VATICAN CITY (Zenit.org): After more than 10 years as the point man for the Church’s efforts to promote Christian unity, Cardinal Walter Kasper on June 25 announced his resignation as president of the pontifical council dedicated to that cause.
The 77-year-old German cardinal acknowledged mixed feelings about leaving the post.
“On one hand, at 77 to be retired is something altogether normal, in fact a liberation,” he said. “On the other hand, however, I leave a work that I have done with enthusiasm.”
He told journalists that ecumenism cannot be considered a “luxury” for the Church, but that it was fundamental, “one of her main objectives, and the same is true for religious relations with Judaism”.

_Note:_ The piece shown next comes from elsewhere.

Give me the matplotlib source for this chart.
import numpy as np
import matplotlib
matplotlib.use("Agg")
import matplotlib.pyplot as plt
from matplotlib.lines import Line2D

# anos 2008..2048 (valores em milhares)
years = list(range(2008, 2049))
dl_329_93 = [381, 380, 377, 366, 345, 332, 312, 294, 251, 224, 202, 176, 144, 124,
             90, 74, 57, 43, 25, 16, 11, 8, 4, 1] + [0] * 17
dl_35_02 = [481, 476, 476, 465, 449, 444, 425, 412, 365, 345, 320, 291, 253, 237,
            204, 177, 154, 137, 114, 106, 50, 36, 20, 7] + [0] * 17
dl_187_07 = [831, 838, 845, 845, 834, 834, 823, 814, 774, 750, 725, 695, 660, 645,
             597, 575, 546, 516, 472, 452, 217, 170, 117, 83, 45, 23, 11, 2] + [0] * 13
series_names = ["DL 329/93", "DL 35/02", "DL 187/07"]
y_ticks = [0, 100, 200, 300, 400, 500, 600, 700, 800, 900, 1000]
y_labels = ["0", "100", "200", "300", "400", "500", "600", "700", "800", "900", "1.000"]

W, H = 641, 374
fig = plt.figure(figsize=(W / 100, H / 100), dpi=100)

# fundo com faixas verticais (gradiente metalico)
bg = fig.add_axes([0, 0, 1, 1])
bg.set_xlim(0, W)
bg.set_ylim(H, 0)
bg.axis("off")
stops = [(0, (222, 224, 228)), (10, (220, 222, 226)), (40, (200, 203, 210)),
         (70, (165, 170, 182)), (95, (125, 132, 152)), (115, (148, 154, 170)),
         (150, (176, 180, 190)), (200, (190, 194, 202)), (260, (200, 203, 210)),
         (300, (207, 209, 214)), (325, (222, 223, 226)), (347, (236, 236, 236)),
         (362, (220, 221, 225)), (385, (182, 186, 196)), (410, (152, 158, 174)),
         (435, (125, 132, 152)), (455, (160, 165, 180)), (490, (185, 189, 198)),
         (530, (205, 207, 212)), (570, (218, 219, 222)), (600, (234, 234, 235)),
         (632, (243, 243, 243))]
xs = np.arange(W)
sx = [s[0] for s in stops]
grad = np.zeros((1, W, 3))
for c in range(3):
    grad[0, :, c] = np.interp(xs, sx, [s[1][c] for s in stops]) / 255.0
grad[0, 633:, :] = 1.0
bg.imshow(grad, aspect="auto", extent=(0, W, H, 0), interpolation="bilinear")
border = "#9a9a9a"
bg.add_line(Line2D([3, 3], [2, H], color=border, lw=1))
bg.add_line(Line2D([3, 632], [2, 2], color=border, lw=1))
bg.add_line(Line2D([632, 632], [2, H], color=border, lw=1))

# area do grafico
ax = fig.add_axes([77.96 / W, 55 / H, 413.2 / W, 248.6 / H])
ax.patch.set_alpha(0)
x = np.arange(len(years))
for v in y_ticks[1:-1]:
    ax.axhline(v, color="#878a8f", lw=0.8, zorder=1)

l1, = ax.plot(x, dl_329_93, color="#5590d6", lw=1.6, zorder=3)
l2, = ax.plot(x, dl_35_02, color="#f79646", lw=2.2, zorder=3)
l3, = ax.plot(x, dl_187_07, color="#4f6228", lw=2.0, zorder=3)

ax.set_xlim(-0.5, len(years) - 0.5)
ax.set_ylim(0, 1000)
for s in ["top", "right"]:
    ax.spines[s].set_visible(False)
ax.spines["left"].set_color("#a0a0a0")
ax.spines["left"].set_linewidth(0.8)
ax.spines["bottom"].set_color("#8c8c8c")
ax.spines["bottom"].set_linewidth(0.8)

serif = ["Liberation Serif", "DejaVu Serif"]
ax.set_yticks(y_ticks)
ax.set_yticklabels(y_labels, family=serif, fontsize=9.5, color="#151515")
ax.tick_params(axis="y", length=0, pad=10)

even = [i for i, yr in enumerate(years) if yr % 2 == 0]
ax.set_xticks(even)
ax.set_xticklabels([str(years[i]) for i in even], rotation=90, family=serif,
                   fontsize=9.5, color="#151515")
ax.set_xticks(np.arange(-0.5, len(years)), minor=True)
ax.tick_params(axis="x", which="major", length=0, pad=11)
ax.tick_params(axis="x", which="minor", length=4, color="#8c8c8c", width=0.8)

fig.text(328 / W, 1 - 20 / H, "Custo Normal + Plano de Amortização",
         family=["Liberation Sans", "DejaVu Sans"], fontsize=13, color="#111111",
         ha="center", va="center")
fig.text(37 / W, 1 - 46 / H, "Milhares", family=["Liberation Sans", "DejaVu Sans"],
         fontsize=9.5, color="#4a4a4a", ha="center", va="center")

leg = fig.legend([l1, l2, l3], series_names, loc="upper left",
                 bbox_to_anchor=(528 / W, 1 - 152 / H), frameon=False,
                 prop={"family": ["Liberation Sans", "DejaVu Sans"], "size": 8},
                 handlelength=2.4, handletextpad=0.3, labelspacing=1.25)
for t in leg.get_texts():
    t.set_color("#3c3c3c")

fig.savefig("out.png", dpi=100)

“For 11 years this has been my task – not only demanding but fascinating,” he said. “An experience that absolutely marks a person.”

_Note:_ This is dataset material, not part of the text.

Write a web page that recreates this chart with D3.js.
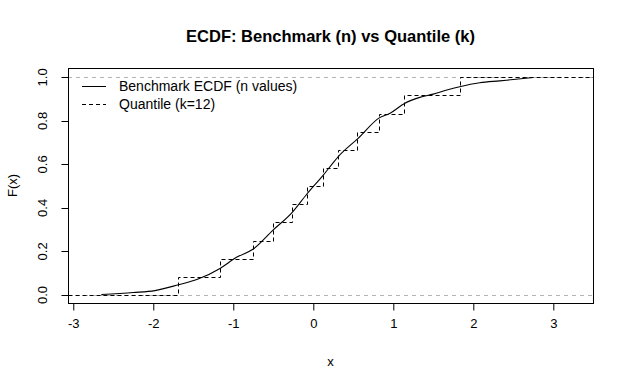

In 1999, he was made secretary of the Pontifical Council for Promoting Christian Unity, and in 2001, the same year he was made a cardinal, he became its president.
Cardinal Kasper described ecumenism as work that is “not done at the desk”.
“Dialogue is life,” he said. “Dialogue is an integral part of the life of the Church.”
And the prelate was positive about the future of efforts to build Christian unity.
There was, he said, “a solid network of human relationships among Christians that, I am sure, will also be able to resist less favourable events” and represents “a secure basis for further steps forward”.
“The fulcrum and soul of such a vital ecumenism is spiritual ecumenism,” the cardinal said. “The unity of the Church cannot be planned or fabricated.”
“I leave the office with hope, which is not human optimism, but Christian hope,” he said. The torch now passes to a new generation that “will surely look at the dialogues undertaken with new eyes”.
Swiss Bishop Kurt Koch will be the new president of the council.